There is equally little to report on US fiscal stimulus.

The EU starts its summit today happy the rule-of-law stand-off with Poland and Hungary over the 2021 budget has been "resolved". A German-brokered deal was struck yesterday, but with no transparency whatsoever, which seems to run counter to the whole rule-of-law thing. The press suggest the importance of EU rule of law will be entrenched – but any financial sanctions stemming from breaches of it can't be triggered before the European Court of Justice has ruled on the matter, which will take more than a year. So nothing is fundamentally resolved and yet everyone gets to claim victory and the money they want in 2021 - and so markets are happy. EUR tested to nearly 1.2150 yesterday but is just under 1.21 at time of writing.

The next big EU discussion point is Turkey: will the bloc agree on sweeping financial sanctions over Turkish actions in the Med? Of course not. Bloomberg reports the EU are "poised to reiterate the threat" of punitive sanctions, falling short of Greek demands.
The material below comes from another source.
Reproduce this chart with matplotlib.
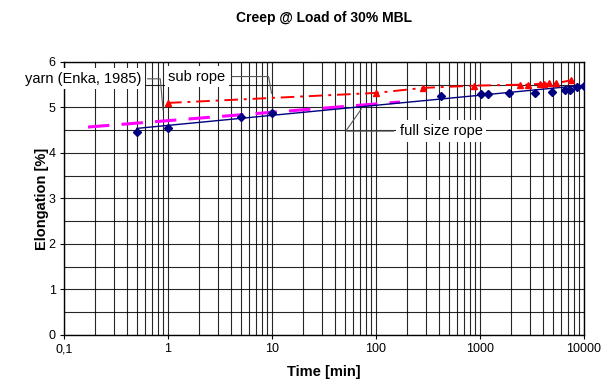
import matplotlib
matplotlib.use('Agg')
import matplotlib.pyplot as plt
from matplotlib.ticker import LogLocator, NullFormatter, MultipleLocator

# --- data ---
# full size rope (blue diamonds)
full_t = [0.5, 1, 5, 10, 420, 1020, 1190, 1900, 3380, 4920, 6560, 7330, 8510, 10000]
full_e = [4.46, 4.55, 4.79, 4.88, 5.25, 5.30, 5.30, 5.32, 5.32, 5.34, 5.38, 5.38, 5.45, 5.47]
# trend line of the full size rope
full_fit_t = [0.5, 10000]
full_fit_e = [4.54, 5.49]

# sub rope (red triangles)
sub_t = [1, 100, 283, 875, 2425, 2900, 3775, 4125, 4600, 5400, 7500]
sub_e = [5.10, 5.32, 5.43, 5.48, 5.50, 5.50, 5.52, 5.52, 5.53, 5.53, 5.60]

# yarn (Enka, 1985), magenta dashed
yarn_t = [0.17, 170]
yarn_e = [4.57, 5.12]

x_ticks = [0.1, 1, 10, 100, 1000, 10000]
x_tick_labels = ['0,1', '1', '10', '100', '1000', '10000']

plt.rcParams['font.family'] = ['Liberation Sans', 'DejaVu Sans']

fig = plt.figure(figsize=(6.16, 3.85), dpi=100)
ax = fig.add_axes([0.104, 0.130, 0.844, 0.709])

ax.set_xscale('log')
ax.set_xlim(0.1, 10000)
ax.set_ylim(0, 6)

# grid: every log minor line, every 0.5 in y
ax.xaxis.set_major_locator(LogLocator(base=10, numticks=10))
ax.xaxis.set_minor_locator(LogLocator(base=10, subs=range(2, 10), numticks=20))
ax.xaxis.set_minor_formatter(NullFormatter())
ax.yaxis.set_major_locator(MultipleLocator(1))
ax.yaxis.set_minor_locator(MultipleLocator(0.5))
ax.grid(True, which='both', axis='both', color='black', linewidth=0.8, alpha=0.85)
ax.set_axisbelow(True)

ax.set_xticks(x_ticks)
ax.set_xticklabels(x_tick_labels)
ax.tick_params(axis='both', which='major', direction='out', length=3, labelsize=9, pad=3)
ax.tick_params(axis='both', which='minor', length=0)

for s in ax.spines.values():
    s.set_linewidth(1.0)

# series
ax.plot(yarn_t, yarn_e, color='magenta', linewidth=2.2, linestyle=(0, (7, 4)), zorder=3)
ax.plot(full_fit_t, full_fit_e, color='#000080', linewidth=1.0, zorder=4)
ax.plot(full_t, full_e, linestyle='none', marker='D', markersize=4,
        color='#000080', zorder=5)
ax.plot(sub_t, sub_e, color='red', linewidth=1.4, linestyle=(0, (7, 3, 1.5, 3)),
        marker='^', markersize=5, zorder=5)

# callouts
box = dict(boxstyle='square,pad=0.25', fc='white', ec='none')
lead = dict(arrowstyle='-', color='0.35', linewidth=0.8)
ax.annotate('yarn (Enka, 1985)', xy=(0.9, 4.88), xytext=(0.55, 5.63),
            ha='right', va='center', fontsize=10.5, bbox=box, annotation_clip=False,
            arrowprops=dict(lead, connectionstyle='angle,angleA=0,angleB=95,rad=0'))
ax.annotate('sub rope', xy=(10, 5.25), xytext=(1.9, 5.68),
            ha='center', va='center', fontsize=10.5, bbox=box,
            arrowprops=dict(lead, connectionstyle='angle,angleA=0,angleB=100,rad=0'))
ax.annotate('full size rope', xy=(75, 5.02), xytext=(170, 4.48),
            ha='left', va='center', fontsize=10.5, bbox=box,
            arrowprops=dict(lead, connectionstyle='angle,angleA=0,angleB=55,rad=0'))

ax.set_title('Creep @ Load of 30% MBL', fontsize=10, fontweight='bold', pad=29)
ax.set_xlabel('Time [min]', fontsize=10.5, fontweight='bold', labelpad=7)
ax.set_ylabel('Elongation [%]', fontsize=10.5, fontweight='bold', labelpad=0)

fig.savefig('out.png', dpi=100)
They will also seek to coordinate with the US. On which, the must-pass end of year US defence bill says the US president must sanction Turkey over its S-400 military purchase from Russia.

The ECB will meet today. We expect it to 'recalibrate' policy, with a very clear message that easing will be based around PEPP and TLTRO; they will choose stability over flexibility by extending both PEPP and the TLTRO discount by 12 months, pinning policy through H1 2022; and by shifting focus on the duration of PEPP, blurring the line between forward guidance and (implicit) yield curve control. While the size of the ECB package may initially disappoint inflated market expectations, its duration should be supportive. In short, rates on hold forever and more acronyms, more QE, more market distortion, and more attempts at upbeat messaging.